### Short task:
Only the lines from the start of the material through the line containing "-0.04, -0.013, 0, 0, 0];" are to be extracted, exactly as they appear.

### Information shown:

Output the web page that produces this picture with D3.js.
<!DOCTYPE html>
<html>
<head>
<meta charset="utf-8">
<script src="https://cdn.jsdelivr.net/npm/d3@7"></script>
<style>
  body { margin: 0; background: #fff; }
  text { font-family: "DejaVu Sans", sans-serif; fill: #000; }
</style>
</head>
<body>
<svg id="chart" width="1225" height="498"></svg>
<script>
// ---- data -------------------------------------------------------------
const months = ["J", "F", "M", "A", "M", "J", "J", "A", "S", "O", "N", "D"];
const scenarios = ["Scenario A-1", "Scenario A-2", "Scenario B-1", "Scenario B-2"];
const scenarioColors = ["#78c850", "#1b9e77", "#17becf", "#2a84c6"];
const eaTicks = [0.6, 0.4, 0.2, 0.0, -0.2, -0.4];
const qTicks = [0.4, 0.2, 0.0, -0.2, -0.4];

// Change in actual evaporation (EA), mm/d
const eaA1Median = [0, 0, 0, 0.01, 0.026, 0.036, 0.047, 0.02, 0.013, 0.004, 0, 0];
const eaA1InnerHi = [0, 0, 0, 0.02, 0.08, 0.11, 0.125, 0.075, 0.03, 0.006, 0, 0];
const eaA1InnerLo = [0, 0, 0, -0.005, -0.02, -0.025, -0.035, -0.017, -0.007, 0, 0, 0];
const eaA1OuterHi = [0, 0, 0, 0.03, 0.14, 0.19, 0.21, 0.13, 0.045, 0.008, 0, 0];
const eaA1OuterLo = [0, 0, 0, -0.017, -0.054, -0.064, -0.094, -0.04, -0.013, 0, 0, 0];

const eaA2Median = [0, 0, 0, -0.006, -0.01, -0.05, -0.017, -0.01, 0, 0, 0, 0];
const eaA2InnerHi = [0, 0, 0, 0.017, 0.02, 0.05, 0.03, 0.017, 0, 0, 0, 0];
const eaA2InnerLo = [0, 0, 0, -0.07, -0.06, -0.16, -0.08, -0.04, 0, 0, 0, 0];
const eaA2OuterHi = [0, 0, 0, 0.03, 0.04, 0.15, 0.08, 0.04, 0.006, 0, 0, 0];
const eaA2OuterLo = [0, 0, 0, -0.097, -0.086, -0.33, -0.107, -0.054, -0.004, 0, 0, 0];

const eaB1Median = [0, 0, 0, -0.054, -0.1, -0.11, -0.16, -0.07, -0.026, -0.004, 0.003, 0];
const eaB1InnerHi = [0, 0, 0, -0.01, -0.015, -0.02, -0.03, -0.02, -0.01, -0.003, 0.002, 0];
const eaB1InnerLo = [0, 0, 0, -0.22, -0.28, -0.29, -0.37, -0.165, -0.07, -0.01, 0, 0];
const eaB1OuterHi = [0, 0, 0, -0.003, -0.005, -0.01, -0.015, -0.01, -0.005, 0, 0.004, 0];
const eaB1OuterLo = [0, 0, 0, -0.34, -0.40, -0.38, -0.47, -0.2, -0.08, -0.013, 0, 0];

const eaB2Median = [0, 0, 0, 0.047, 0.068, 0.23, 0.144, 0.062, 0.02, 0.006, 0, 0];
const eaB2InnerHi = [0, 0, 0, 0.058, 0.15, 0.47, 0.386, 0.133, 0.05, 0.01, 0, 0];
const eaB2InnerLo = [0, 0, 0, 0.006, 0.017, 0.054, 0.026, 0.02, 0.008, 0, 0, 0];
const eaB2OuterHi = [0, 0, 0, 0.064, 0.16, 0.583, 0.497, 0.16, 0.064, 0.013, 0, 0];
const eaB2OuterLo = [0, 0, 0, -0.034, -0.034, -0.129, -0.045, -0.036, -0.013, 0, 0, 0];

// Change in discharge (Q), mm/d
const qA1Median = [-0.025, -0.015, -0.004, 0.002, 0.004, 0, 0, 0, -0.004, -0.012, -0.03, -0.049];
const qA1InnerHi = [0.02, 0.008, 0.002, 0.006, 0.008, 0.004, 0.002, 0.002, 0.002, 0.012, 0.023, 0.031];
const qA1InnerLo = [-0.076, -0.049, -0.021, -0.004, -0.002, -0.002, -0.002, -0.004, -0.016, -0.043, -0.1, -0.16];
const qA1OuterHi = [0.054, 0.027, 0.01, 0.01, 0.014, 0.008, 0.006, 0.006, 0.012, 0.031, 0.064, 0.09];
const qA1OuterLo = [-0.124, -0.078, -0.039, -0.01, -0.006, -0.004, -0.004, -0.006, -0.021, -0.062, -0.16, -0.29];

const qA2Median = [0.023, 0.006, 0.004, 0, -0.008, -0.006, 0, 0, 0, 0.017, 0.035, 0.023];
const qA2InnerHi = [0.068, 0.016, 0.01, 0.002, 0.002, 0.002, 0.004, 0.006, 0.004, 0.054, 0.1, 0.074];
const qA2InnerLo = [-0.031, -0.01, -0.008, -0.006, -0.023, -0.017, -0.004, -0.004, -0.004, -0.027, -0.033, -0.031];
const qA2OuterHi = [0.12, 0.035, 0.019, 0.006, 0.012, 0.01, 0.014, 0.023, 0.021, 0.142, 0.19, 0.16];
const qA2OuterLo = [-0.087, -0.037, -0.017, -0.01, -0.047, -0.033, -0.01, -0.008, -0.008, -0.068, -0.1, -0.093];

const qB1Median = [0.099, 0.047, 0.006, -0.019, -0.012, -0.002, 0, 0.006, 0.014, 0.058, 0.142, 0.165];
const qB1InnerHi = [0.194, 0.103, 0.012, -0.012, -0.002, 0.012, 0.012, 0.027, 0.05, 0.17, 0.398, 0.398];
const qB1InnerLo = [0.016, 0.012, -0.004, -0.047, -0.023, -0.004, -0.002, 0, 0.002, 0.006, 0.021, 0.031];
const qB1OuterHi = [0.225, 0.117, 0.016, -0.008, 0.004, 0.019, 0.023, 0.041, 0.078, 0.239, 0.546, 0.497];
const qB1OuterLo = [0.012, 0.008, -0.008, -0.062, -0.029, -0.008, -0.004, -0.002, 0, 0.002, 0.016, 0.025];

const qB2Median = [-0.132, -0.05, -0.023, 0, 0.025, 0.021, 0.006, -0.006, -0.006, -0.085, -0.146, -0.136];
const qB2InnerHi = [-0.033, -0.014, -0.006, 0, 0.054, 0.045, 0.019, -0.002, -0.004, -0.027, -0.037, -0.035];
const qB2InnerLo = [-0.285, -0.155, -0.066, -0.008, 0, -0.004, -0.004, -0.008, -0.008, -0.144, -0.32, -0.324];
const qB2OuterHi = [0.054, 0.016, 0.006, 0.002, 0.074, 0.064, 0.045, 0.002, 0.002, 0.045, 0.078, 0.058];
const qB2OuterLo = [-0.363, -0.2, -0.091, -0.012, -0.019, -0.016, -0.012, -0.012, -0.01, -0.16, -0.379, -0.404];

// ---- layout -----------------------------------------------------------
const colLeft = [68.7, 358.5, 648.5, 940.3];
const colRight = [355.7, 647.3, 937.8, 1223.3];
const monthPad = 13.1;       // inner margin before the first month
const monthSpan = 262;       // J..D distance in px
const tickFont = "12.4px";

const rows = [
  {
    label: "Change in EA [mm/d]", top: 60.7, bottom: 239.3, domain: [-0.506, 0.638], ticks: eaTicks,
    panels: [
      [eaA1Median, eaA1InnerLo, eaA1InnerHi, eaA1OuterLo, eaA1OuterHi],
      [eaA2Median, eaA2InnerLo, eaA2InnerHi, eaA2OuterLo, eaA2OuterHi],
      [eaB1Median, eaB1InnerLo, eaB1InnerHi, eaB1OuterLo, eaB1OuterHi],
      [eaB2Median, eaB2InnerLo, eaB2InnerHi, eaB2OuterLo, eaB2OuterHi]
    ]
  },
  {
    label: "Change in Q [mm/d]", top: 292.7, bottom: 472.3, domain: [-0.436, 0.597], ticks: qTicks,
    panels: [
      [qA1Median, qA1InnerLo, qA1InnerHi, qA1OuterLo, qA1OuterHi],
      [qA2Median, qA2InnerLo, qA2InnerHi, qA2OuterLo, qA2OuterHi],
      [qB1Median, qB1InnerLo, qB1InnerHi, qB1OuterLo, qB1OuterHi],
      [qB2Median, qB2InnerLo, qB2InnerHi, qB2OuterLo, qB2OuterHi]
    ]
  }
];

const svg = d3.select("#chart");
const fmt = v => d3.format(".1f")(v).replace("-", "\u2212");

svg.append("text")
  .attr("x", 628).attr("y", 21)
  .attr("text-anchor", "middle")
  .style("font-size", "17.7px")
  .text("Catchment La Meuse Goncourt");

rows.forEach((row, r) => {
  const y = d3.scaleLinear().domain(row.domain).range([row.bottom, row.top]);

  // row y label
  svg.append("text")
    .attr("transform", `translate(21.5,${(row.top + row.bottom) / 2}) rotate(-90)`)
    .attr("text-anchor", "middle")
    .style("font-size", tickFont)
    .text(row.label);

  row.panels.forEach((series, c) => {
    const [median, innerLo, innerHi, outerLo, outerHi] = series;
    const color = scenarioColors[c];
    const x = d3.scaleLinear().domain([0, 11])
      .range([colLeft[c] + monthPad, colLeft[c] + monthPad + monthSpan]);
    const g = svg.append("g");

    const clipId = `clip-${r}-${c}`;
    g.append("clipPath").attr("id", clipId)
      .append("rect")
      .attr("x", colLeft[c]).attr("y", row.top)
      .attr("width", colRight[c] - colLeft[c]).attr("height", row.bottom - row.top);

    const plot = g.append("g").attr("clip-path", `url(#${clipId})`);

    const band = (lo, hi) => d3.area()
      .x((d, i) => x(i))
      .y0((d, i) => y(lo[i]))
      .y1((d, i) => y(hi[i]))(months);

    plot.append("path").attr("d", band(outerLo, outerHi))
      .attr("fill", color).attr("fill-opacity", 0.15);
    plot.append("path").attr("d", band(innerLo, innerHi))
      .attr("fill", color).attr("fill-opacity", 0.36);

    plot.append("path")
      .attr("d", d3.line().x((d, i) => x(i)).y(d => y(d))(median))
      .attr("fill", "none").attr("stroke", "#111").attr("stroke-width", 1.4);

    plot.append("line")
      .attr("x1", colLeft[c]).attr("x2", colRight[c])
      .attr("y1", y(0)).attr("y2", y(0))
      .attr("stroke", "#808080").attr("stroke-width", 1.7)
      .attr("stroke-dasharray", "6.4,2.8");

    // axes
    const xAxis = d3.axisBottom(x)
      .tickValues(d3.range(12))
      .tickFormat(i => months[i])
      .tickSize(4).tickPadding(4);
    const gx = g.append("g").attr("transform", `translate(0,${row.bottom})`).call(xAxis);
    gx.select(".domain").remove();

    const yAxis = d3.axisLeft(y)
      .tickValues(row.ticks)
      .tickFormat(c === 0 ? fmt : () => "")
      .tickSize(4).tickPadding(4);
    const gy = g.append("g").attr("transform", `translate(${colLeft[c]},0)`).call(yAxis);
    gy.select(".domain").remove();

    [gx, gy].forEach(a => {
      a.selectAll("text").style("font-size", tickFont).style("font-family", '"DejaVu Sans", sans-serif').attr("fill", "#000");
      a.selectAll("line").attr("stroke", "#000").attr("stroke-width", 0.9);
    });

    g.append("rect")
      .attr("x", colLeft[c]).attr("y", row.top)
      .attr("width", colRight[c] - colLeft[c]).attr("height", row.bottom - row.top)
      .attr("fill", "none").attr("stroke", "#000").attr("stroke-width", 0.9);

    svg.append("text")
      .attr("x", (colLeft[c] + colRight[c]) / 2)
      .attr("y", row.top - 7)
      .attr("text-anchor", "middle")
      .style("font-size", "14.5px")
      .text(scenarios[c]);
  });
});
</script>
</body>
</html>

### Output:
Output the web page that produces this picture with D3.js.
<!DOCTYPE html>
<html>
<head>
<meta charset="utf-8">
<script src="https://cdn.jsdelivr.net/npm/d3@7"></script>
<style>
  body { margin: 0; background: #fff; }
  text { font-family: "DejaVu Sans", sans-serif; fill: #000; }
</style>
</head>
<body>
<svg id="chart" width="1225" height="498"></svg>
<script>
// ---- data -------------------------------------------------------------
const months = ["J", "F", "M", "A", "M", "J", "J", "A", "S", "O", "N", "D"];
const scenarios = ["Scenario A-1", "Scenario A-2", "Scenario B-1", "Scenario B-2"];
const scenarioColors = ["#78c850", "#1b9e77", "#17becf", "#2a84c6"];
const eaTicks = [0.6, 0.4, 0.2, 0.0, -0.2, -0.4];
const qTicks = [0.4, 0.2, 0.0, -0.2, -0.4];

// Change in actual evaporation (EA), mm/d
const eaA1Median = [0, 0, 0, 0.01, 0.026, 0.036, 0.047, 0.02, 0.013, 0.004, 0, 0];
const eaA1InnerHi = [0, 0, 0, 0.02, 0.08, 0.11, 0.125, 0.075, 0.03, 0.006, 0, 0];
const eaA1InnerLo = [0, 0, 0, -0.005, -0.02, -0.025, -0.035, -0.017, -0.007, 0, 0, 0];
const eaA1OuterHi = [0, 0, 0, 0.03, 0.14, 0.19, 0.21, 0.13, 0.045, 0.008, 0, 0];
const eaA1OuterLo = [0, 0, 0, -0.017, -0.054, -0.064, -0.094, -0.04, -0.013, 0, 0, 0];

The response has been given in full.